Well, it looks as if the one in the bottom right didn't make it, quite possibly killed with kindness and just a little too wet for its liking. By August 16th this what the remaining three looked like, healthy, plenty of new leaves continue to show from the center and if it doesn't get too cold too soon, who knows, perhaps we'll even see a flower scape in another month or so.
BTW, behind the pots you see, from L-R, 'Revolution', 'Guacamole' and 'Golden Tiara' on the far right.
With the success this experiment yielded, there is no doubt the same procedure will be done in '07 with several other varieties we have. As this seems to work best with the more rapid growing ones, the most likely candidates will be 'Striptease', 'Revolution', 'Minute Man', 'Gold Standard', 'Guacamole', 'So Sweet', 'Blue Mouse Ears' and 'Wide Brim'. If all are done, that would be anywhere from 21 to 28 divisions if only one offshoot per variety was used and you get 3 or 4 per. I'm not sure I have room for that many, so we'll have to whittle that list down. It will be guided by what comes up how. If something doesn't come up quite as well as expected, like more or less double what is was last year, it'll drop off the list. And while I earlier had this feeling BME might be the first one to drop off, a closer inspection of the three BME divisions in early January 2007 revealed that at least two of them have three apical buds swelling on them. That to me indicates a good, strong grower that certainly should be sliced-n-diced in May, even if only on one shoot. I'm eagerly looking forward to doing this with 'Striptease', 'Revolution', 'Gold Standard', 'Guacamole' and 'So Sweet'. And that will give us PLENTY of new material for the next year's plant sales. Hopefully some interesting seedlings, both from 2006 and 2007, will provide additional material for future breedings and divisions.

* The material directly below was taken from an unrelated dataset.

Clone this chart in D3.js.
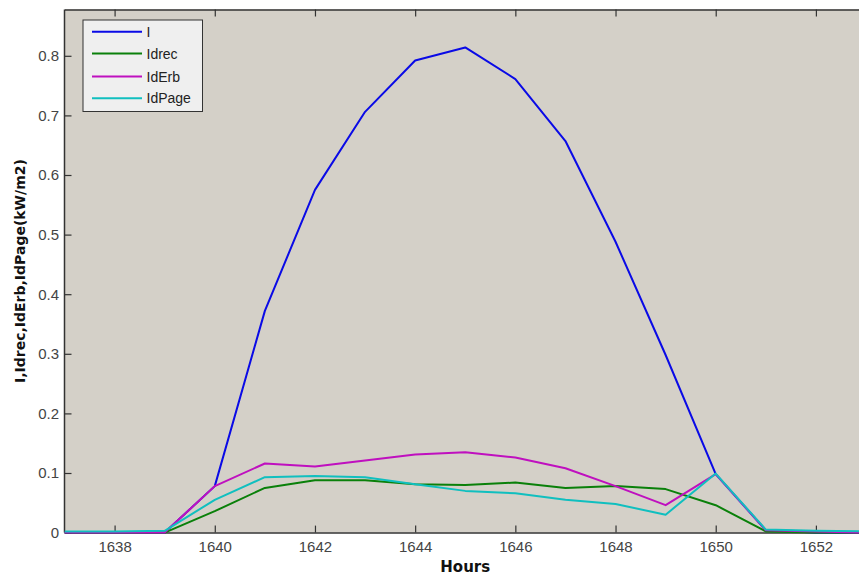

Propagation focus in 2007 was on using a different technique, following in the steps of a recent thread on Hallson's Hosta forum where there was a brief posting on a new propagation technique that was tried this year. Having done a few leaves now using this new technique and taken and posted the first few pictures, I thought it appropriate to create a new page for it. Keeps things better organized and less cluttered.
There was of course the usual straight forward dividing done in 2007, a lot down to single shoots, but none were 'sliced'. With the expansion of varieties in 2007, largely due to trades, I have no doubt I will resort to Rossizing a number of newer ones in 2008.
Problem is I have so little space, I want a wider variety and more of each through Rossizing and/or dividing and something will have to give. In 2008 that was Rossizing, there just was no spare room and we added more cultivars and even though we tend to focus on the smaller varieties, they all take up more room and leave less room for the fruits of our propagation efforts. For me the choice between Rossizing and Rostonizing is an easy one, even though I only have limited experience with both of them: Rossizing works for me and Rostonizing leaves a lot to be desired!